ISSN Online: 2379-1748
ISBN Flash Drive: 978-1-56700-431-1
ISBN Online: 978-1-56700-430-4
First Thermal and Fluids Engineering Summer Conference
NUMERICAL MODEL FOR QUENCHING OF HOT SURFACE BY THE FALLING CRYOGENIC LIQUID FILM
Abstract
Contact between a liquid and solid surface, whose initial temperature exceeds the maximum value for which
a surface may be wet, is restored during quenching. Due to the complexity of the process, the mechanism of
heat transfer during quenching is still not sufficiently understood. A numerical simulation is carried out to
study the features of heat transfer and rewetting front dynamics during quenching of the vertical overheated
surface by the falling cryogenic liquid film. It was found that the initialization of the rewetting front occurs
after lowering the surface temperature to the temperature corresponding to the thermodynamic limit of a
liquid superheat.
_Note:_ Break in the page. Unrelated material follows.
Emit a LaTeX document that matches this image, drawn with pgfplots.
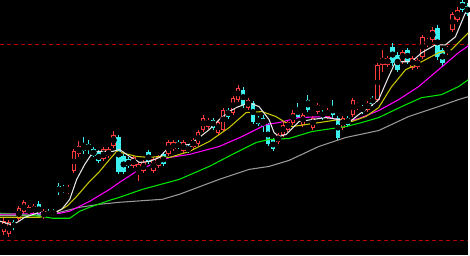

The results revealed that the maximum heat flux into the liquid during quenching is
significantly higher than those in quasi-stationary conditions. The dynamic pattern of the running fronts
obtained numerically satisfactorily correlates with the pattern observed in the copper-nitrogen quenching
experiments. The numerical model allows us to quantify the quench front velocity and temperature fields in the
heater variable in space and time. Knowledge of the quench front velocity and the full time of transition process
is required for solving the important problem of nuclear reactors safety.